3D printing has a branding problem.
Not because it’s boring. Not because it’s niche. But because it looks like one of those things you’re supposed to be “smart enough” to understand before you’re allowed to touch it.
You know the category.
Coding. Mechanical keyboards. Film cameras. DJ decks. Anything with knobs, jargon, and a community that says “it’s actually really simple” right before explaining it in a way that makes you feel illiterate.
3D printing lives right there.
From the outside, it’s slicers, tolerances, filaments with personalities, and forums where someone named Dave tells you your problem is obvious and you should have known better. It feels less like a tool and more like a test.
And that’s not an accident.
Complexity as a Gate, Not a Bug
Pop culture loves complexity when it can be used as a filter.
We see it everywhere. The cool camera has manual settings. The real music producer uses analog gear. The “serious” gamer builds their own PC. Difficulty becomes proof of legitimacy.
3D printing got swept into that same mindset.
Somewhere along the way, it stopped being “a machine that makes stuff” and turned into “a skill you earn.” The more complicated it looks, the more respect it commands. Complexity becomes social armor.
If you can master this, you belong here.
That attitude doesn’t come from the technology itself. It comes from the people around it protecting their identity. When something becomes easier, the status drops. So we dress it up in acronyms and warnings and advanced settings and act shocked when newcomers feel unwelcome.
The Myth of the “Technical Person”
Another reason 3D printing feels intimidating is because it gets quietly labeled as something only a certain type of person does.
You know the stereotype.
Technical. Logical. Usually male. Probably owns at least one hoodie from a startup that doesn’t exist anymore.
If you don’t see yourself in that image, your brain fills in the rest. This isn’t for you.
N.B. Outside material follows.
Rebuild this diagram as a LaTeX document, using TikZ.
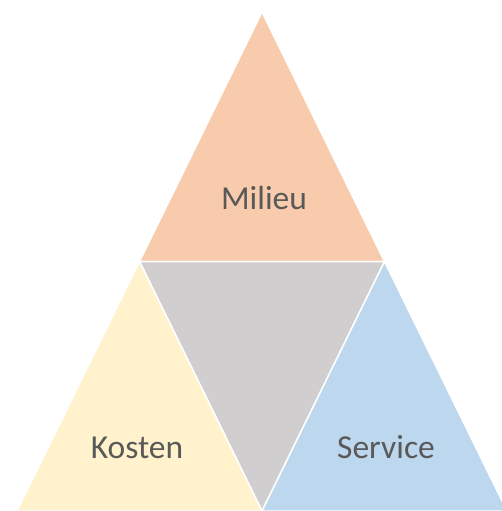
\documentclass[tikz,border=0pt]{standalone}
\usepackage{fontspec}
\setmainfont{Carlito}
\definecolor{cOrange}{HTML}{F8CBAD}
\definecolor{cGray}{HTML}{D0CECE}
\definecolor{cYellow}{HTML}{FFF2CC}
\definecolor{cBlue}{HTML}{BDD7EE}
\definecolor{cText}{HTML}{595959}
\begin{document}
\begin{tikzpicture}[x=1pt,y=-1pt,
  part/.style={draw=white,line width=1.5pt,line join=miter},
  label/.style={text=cText,font=\fontsize{33.5}{38}\selectfont,inner sep=0pt,anchor=base}]
\useasboundingbox (0,0) rectangle (502,511);
\coordinate (A) at (262,12);
\coordinate (BL) at (17,511);
\coordinate (BR) at (507,511);
\coordinate (ML) at (139.5,261.5);
\coordinate (MR) at (384.5,261.5);
\coordinate (MB) at (262,511);
\fill[white] (0,0) rectangle (502,511);
\filldraw[part,fill=cOrange] (A) -- (ML) -- (MR) -- cycle;
\filldraw[part,fill=cGray] (ML) -- (MR) -- (MB) -- cycle;
\filldraw[part,fill=cYellow] (ML) -- (BL) -- (MB) -- cycle;
\filldraw[part,fill=cBlue] (MR) -- (MB) -- (BR) -- cycle;
\node[label] (milieu) at (264,209) {Milieu};
\node[label] (kosten) at (137,458) {Kosten};
\node[label] (service) at (386,458) {Service};
\end{tikzpicture}
\end{document}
You’ll mess it up. You’ll ask a dumb question. You’ll break something expensive.
Pop culture reinforces this constantly. In movies and shows, the person with the machines is always the genius in the corner. Rarely the main character. Rarely the girl. Rarely someone who learned by trial and error instead of formal permission.
So people self-select out before they even try.
Tools That Look Serious Feel Serious
Let’s be honest. 3D printers don’t help their own case.
They’re loud. They look industrial. They have exposed parts that move like they mean business. There’s something about watching a machine build an object layer by layer that feels like you should stand back and not breathe wrong.
Compare that to software. Apps hide complexity behind smooth buttons and friendly animations. 3D printing shows you everything. Every mistake. Every failure. Every spaghetti disaster in full view.
That visibility makes it feel high stakes, even when it isn’t.
Most failed prints are annoying, not catastrophic. But visually, they look dramatic. Like you did something very wrong and the machine is judging you for it.
Here’s the Part No One Likes to Admit
The intimidating aura around 3D printing benefits the industry in a weird way.
It creates mystique. It makes the results feel impressive. It lets companies, creators, and communities position themselves as experts instead of guides.
But it also slows adoption. It keeps curious people at arm’s length. It turns what should be playful into something performative.
And that’s a shame, because at its core, 3D printing is deeply human.
It’s experimenting. It’s messing up. It’s thinking “I wish this existed” and refusing to accept that it doesn’t. It’s not about precision first. Precision comes later.
The Reality Behind the Curtain
Once you’re actually in it, the intimidation collapses fast.
You realize everyone is Googling things constantly. You realize half the “rules” are flexible. You realize the experts also have failed prints stacked in drawers they don’t post.
The machine doesn’t care who you are. It doesn’t care if you learned from YouTube, your family business, or pure stubbornness. It responds to curiosity, not credentials.
3D printing isn’t hard because it’s exclusive. It’s hard because making things is hard. That’s different.
And maybe the real shift needs to be cultural, not technical. Less gatekeeping. Less posturing. More “try it and see what happens.”
Because the moment people stop treating 3D printing like a secret society and start treating it like what it is, a tool for making ideas physical, it stops being intimidating.
It starts being fun.
Final Thoughts
3D printing doesn’t need to be demystified as much as it needs to be reframed.
It isn’t a personality type. It isn’t a badge of intelligence. It isn’t something you’re either “good at” or “not built for.” It’s a tool that looks serious because we’ve decided seriousness equals value.
But the people who get the most out of it aren’t the ones chasing perfection. They’re the ones willing to press print, watch it fail, and try again without turning it into a referendum on their competence.
If the space feels intimidating, that says more about the culture around it than the technology itself. Tools should invite curiosity, not demand confidence upfront.
3D printing is at its best when it’s treated less like a gated skill and more like what it’s always been underneath the jargon: a way to make ideas tangible. No permission required.
Once that clicks, the fear fades. What’s left is possibility. And a lot of half-finished prints, but that’s part of the deal.